Marius has every claim to being an expert on More, and the comprehensive of the biography leaves little to be desired. The book is now 35 years old, and some of the trends among historians are evident in the biography: easygoing psychological speculation, a widely assumed theory of secularization, a blithe sense that religious earnestness of a certain sort can be characteristic only of modern fundamentalists.
Some themes get tiresome and leave you without much insight. Marius insists that More's lifelong regret of not becoming a priest or religious (if such regret existed) explains all of More's bemoaning the futility of earthly affairs. ('Perhaps More here vents his frustration that he never became a priest.' Or, notably, More's last days, alone, without kith or kin, no books, nothing: 'Now More had what he always longed for, the monastic life.') The fashion of the time, it must be, explains Marius's recurrent use of More's energetic and repressed libido as an explanans for a range of phenomena: his hatred of Luther, his non-mentioning of his second wife in certain letters, and so on.
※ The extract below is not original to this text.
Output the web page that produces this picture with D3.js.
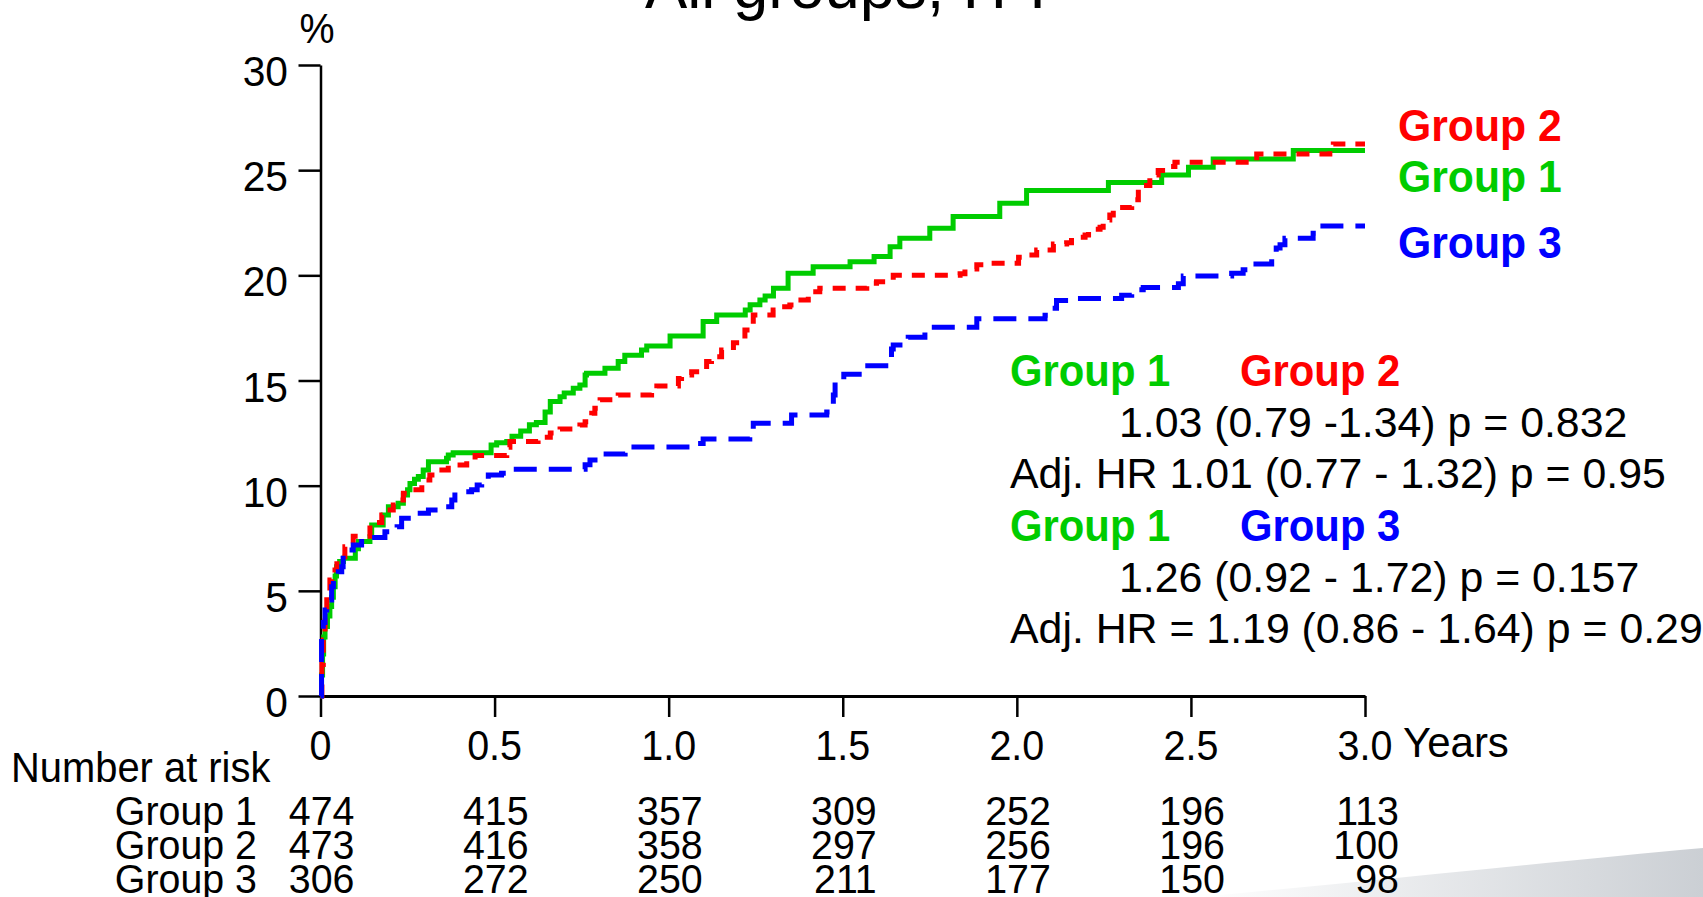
<!DOCTYPE html>
<html>
<head>
<meta charset="utf-8">
<script src="https://cdn.jsdelivr.net/npm/d3@7"></script>
<style>
  html, body { margin: 0; padding: 0; background: #fff; }
  svg { display: block; }
  text { font-family: "Liberation Sans", Arial, sans-serif; fill: #000; }
</style>
</head>
<body>
<svg id="chart" width="1703" height="897"></svg>
<script>
// Cumulative incidence (%) by years of follow-up, one step series per group: [years, percent]
const group1 = [[0,0],[0.003,1.0],[0.006,2.0],[0.009,2.8],[0.013,3.3],[0.02,3.8],[0.027,4.25],[0.032,4.7],[0.037,5.2],[0.042,5.7],[0.046,6.15],[0.055,6.4],[0.066,6.55],[0.1,7.0],[0.109,7.34],[0.142,7.57],[0.147,8.13],[0.18,8.6],[0.195,9.0],[0.223,9.16],[0.238,9.56],[0.25,9.8],[0.257,10.1],[0.27,10.3],[0.281,10.43],[0.295,10.75],[0.31,11.14],[0.362,11.3],[0.367,11.46],[0.381,11.57],[0.49,11.93],[0.506,12.04],[0.535,12.1],[0.55,12.35],[0.575,12.6],[0.6,12.9],[0.62,13.0],[0.645,13.5],[0.66,14.0],[0.688,14.23],[0.7,14.4],[0.726,14.63],[0.745,14.79],[0.76,15.26],[0.764,15.34],[0.817,15.58],[0.855,15.9],[0.874,16.2],[0.922,16.45],[0.937,16.64],[1.004,17.12],[1.099,17.8],[1.138,18.12],[1.22,18.35],[1.234,18.6],[1.262,18.83],[1.277,19.02],[1.301,19.39],[1.343,20.1],[1.415,20.41],[1.521,20.65],[1.59,20.89],[1.636,21.36],[1.664,21.76],[1.75,22.24],[1.817,22.8],[1.951,23.43],[2.028,24.03],[2.263,24.41],[2.416,24.77],[2.493,25.14],[2.564,25.53],[2.794,25.93],[3.0,25.93]];
const group2 = [[0,0],[0.004,1.5],[0.008,2.66],[0.013,3.93],[0.018,4.96],[0.027,5.52],[0.032,5.99],[0.047,6.47],[0.056,6.62],[0.07,7.1],[0.085,7.26],[0.094,7.6],[0.142,8.25],[0.176,8.6],[0.19,8.84],[0.209,9.08],[0.224,9.32],[0.238,9.64],[0.257,9.8],[0.291,10.03],[0.3,10.27],[0.314,10.51],[0.334,10.75],[0.367,10.98],[0.42,11.22],[0.444,11.43],[0.535,11.83],[0.544,12.1],[0.625,12.3],[0.66,12.5],[0.688,12.7],[0.745,12.89],[0.76,13.04],[0.779,13.44],[0.788,13.68],[0.803,14.08],[0.855,14.31],[0.951,14.55],[0.966,14.74],[1.028,15.1],[1.037,15.26],[1.066,15.42],[1.099,15.5],[1.109,15.9],[1.123,16.13],[1.152,16.45],[1.186,16.8],[1.219,17.4],[1.238,17.64],[1.243,18.12],[1.3,18.35],[1.315,18.51],[1.348,18.59],[1.368,18.83],[1.401,19.07],[1.415,19.22],[1.434,19.39],[1.569,19.62],[1.597,19.7],[1.636,19.78],[1.645,20.0],[1.837,20.07],[1.851,20.3],[1.885,20.5],[1.914,20.58],[2.005,20.86],[2.029,20.97],[2.057,21.2],[2.105,21.49],[2.143,21.55],[2.157,21.81],[2.196,21.92],[2.206,22.19],[2.239,22.29],[2.248,22.63],[2.267,22.87],[2.277,23.22],[2.33,23.59],[2.349,24.27],[2.382,24.77],[2.406,24.98],[2.44,25.17],[2.454,25.38],[2.689,25.77],[2.899,25.96],[2.909,26.25],[3.0,26.25]];
const group3 = [[0,0],[0.003,2.82],[0.008,3.5],[0.013,4.09],[0.018,4.56],[0.032,5.2],[0.037,5.6],[0.051,5.91],[0.061,6.15],[0.065,6.79],[0.075,6.94],[0.094,7.18],[0.118,7.53],[0.185,7.81],[0.22,8.05],[0.233,8.45],[0.26,8.69],[0.31,8.84],[0.34,9.0],[0.377,9.32],[0.386,9.71],[0.434,9.8],[0.45,10.03],[0.463,10.27],[0.482,10.51],[0.52,10.59],[0.554,10.78],[0.76,11.0],[0.774,11.22],[0.798,11.5],[0.875,11.84],[1.076,12.0],[1.099,12.22],[1.233,12.5],[1.243,12.97],[1.353,13.36],[1.454,13.5],[1.465,13.76],[1.473,14.31],[1.478,14.95],[1.503,15.3],[1.564,15.7],[1.631,16.06],[1.64,16.5],[1.645,16.69],[1.679,16.85],[1.688,17.06],[1.736,17.32],[1.741,17.53],[1.885,17.93],[2.081,18.1],[2.09,18.44],[2.114,18.8],[2.162,18.9],[2.301,19.05],[2.33,19.31],[2.363,19.42],[2.464,19.6],[2.478,19.97],[2.617,20.1],[2.65,20.26],[2.669,20.54],[2.732,20.97],[2.745,21.3],[2.756,21.45],[2.77,21.76],[2.851,22.0],[2.866,22.35],[3.0,22.35]];

// Axis ticks
const xTicks = [0, 0.5, 1, 1.5, 2, 2.5, 3];
const xTickLabels = ["0", "0.5", "1.0", "1.5", "2.0", "2.5", "3.0"];
const yTicks = [0, 5, 10, 15, 20, 25, 30];

// Number at risk at each x tick
const riskGroups = ["Group 1", "Group 2", "Group 3"];
const riskGroup1 = [474, 415, 357, 309, 252, 196, 113];
const riskGroup2 = [473, 416, 358, 297, 256, 196, 100];
const riskGroup3 = [306, 272, 250, 211, 177, 150, 98];

// Hazard ratio annotations
const hrLines = [
  {pair: ["Group 1", "Group 2"], crude: "1.03 (0.79 -1.34) p = 0.832", adjusted: "Adj. HR 1.01 (0.77 - 1.32) p = 0.95"},
  {pair: ["Group 1", "Group 3"], crude: "1.26 (0.92 - 1.72) p = 0.157", adjusted: "Adj. HR = 1.19 (0.86 - 1.64) p = 0.29"}
];

const colors = {"Group 1": "#00cc00", "Group 2": "#ff0000", "Group 3": "#0000ff"};

const svg = d3.select("#chart");

// soft grey swoosh in the lower right corner
const defs = svg.append("defs");
const grad = defs.append("linearGradient").attr("id", "swoosh")
  .attr("x1", "0").attr("y1", "0").attr("x2", "1").attr("y2", "0");
grad.append("stop").attr("offset", "0").attr("stop-color", "#ffffff");
grad.append("stop").attr("offset", "1").attr("stop-color", "#cbcfd4");
svg.append("path")
  .attr("d", "M1200,897 C1400,878 1570,860 1703,848 L1703,897 Z")
  .attr("fill", "url(#swoosh)");

const x = d3.scaleLinear().domain([0, 3]).range([320.5, 1365]);
const y = d3.scaleLinear().domain([0, 30]).range([696, 65]);

// text helper: horizontally condensed label
function label(g, tx, ty, str, opts = {}) {
  const t = g.append("text")
    .attr("transform", `translate(${tx},${ty}) scale(${opts.sx ?? 1},1)`)
    .attr("text-anchor", opts.anchor ?? "start")
    .style("font-size", (opts.size ?? 42) + "px")
    .style("font-weight", opts.bold ? "bold" : "normal")
    .text(str);
  if (opts.fill) t.style("fill", opts.fill);
  return t;
}

// Title (partly above the frame)
label(svg, 851, 8, "All groups, ITT", {anchor: "middle", size: 64, sx: 0.99});

// Axes
const yAxis = svg.append("g")
  .attr("transform", `translate(${x(0)},0)`)
  .call(d3.axisLeft(y).tickValues(yTicks).tickSize(22).tickSizeOuter(0).tickFormat(() => ""));
const xAxis = svg.append("g")
  .attr("transform", `translate(0,${y(0)})`)
  .call(d3.axisBottom(x).tickValues(xTicks).tickSize(21).tickSizeOuter(0).tickFormat(() => ""));
yAxis.select(".domain").attr("stroke", "#000").attr("stroke-width", 2.5);
yAxis.selectAll(".tick line").attr("stroke", "#000").attr("stroke-width", 2.5);
xAxis.select(".domain").attr("stroke", "#000").attr("stroke-width", 3.2);
xAxis.selectAll(".tick line").attr("stroke", "#000").attr("stroke-width", 2.5);

const tickLabels = svg.append("g");
yTicks.forEach(v => label(tickLabels, 288, y(v) + 21, String(v), {anchor: "end", size: 42, sx: 0.97}));
xTicks.forEach((v, i) => label(tickLabels, x(v), 760, xTickLabels[i], {anchor: "middle", size: 42, sx: 0.94}));
label(tickLabels, 317, 43, "%", {anchor: "middle", size: 42, sx: 0.94});
label(tickLabels, 1403, 757, "Years", {size: 42, sx: 1.0});

// Curves
const line = d3.line().x(d => x(d[0])).y(d => y(d[1])).curve(d3.curveStepAfter);
const curves = svg.append("g").attr("fill", "none").attr("stroke-linejoin", "miter");
curves.append("path").datum(group1).attr("d", line)
  .attr("stroke", colors["Group 1"]).attr("stroke-width", 5);
curves.append("path").datum(group2).attr("d", line)
  .attr("stroke", colors["Group 2"]).attr("stroke-width", 5).attr("stroke-dasharray", "13,10");
curves.append("path").datum(group3).attr("d", line)
  .attr("stroke", colors["Group 3"]).attr("stroke-width", 5).attr("stroke-dasharray", "23,12");

// End-of-curve group labels
const ends = svg.append("g");
label(ends, 1398, 141, "Group 2", {bold: true, size: 45, sx: 0.95, fill: colors["Group 2"]});
label(ends, 1398, 192, "Group 1", {bold: true, size: 45, sx: 0.95, fill: colors["Group 1"]});
label(ends, 1398, 258, "Group 3", {bold: true, size: 45, sx: 0.95, fill: colors["Group 3"]});

// Hazard ratio block
const hr = svg.append("g");
hrLines.forEach((h, i) => {
  const base = 386 + i * 155;
  label(hr, 1010, base, h.pair[0], {bold: true, size: 45, sx: 0.93, fill: colors[h.pair[0]]});
  label(hr, 1240, base, h.pair[1], {bold: true, size: 45, sx: 0.93, fill: colors[h.pair[1]]});
  label(hr, 1119, base + 51, h.crude, {size: 42, sx: 1.02});
  label(hr, 1010, base + 102, h.adjusted, {size: 42, sx: 1.02});
});

// Number at risk table
const risk = svg.append("g");
label(risk, 11, 782, "Number at risk", {size: 42, sx: 0.95});
[riskGroup1, riskGroup2, riskGroup3].forEach((row, r) => {
  const base = 825 + r * 34;
  label(risk, 257, base, riskGroups[r], {anchor: "end", size: 41, sx: 0.96});
  row.forEach((n, i) => label(risk, x(xTicks[i]) + 34, base, String(n), {anchor: "end", size: 41, sx: 0.96}));
});
</script>
</body>
</html>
Most of the book, in recollecting More's literary and political career, leaves you with a sense that Marius finds More a petty character, too given to fury over small matters, too aware that flattery might be effective. And if you're like me, these leaves you wondering why exactly Marius finds More so engrossing. I like hagiography as little as the next fellow, but the labour involved in bringing forth such a thick life of a figure so apparently un-magnificent is perplexing. The last two chapters do change tone; there Marius becomes slightly less critical of the 'hagiographical' sources we have of More's last days, and Marius seems genuinely impressed, even if puzzled, by More's martyrdom--his performance, as Marius would say. If you have Bolt's play and Marius's biography next to each other, Marius seems the less clever, less genuinely insightful interpreter of More's life. Bolt, an atheist, nonetheless seems more clairvoyant about why he is drawn to More.
Much attention is given, as is expected, given Marius's expertise, to More's treatment of heretics in England. By my lights, More seems utterly unexceptional on this score: that is, he made decisions, in his offices both as judge and chancellor, that we cannot but find abominable today but which were hardly uncharacteristic of those who held such offices in his day. More did not abuse the laws of his country; he used the only ones they had--bad ones.
I cannot rate the biography very highly, but it did not disappoint me in this respect: I was not looking for hagiography but rather for a biography that would give More a hard time. I suspect historians today might have fewer blind spots than Marius did (the ones mentioned above), but if no one has undertaken to write about More's whole life, one cannot go too wrong in reading Marius's life.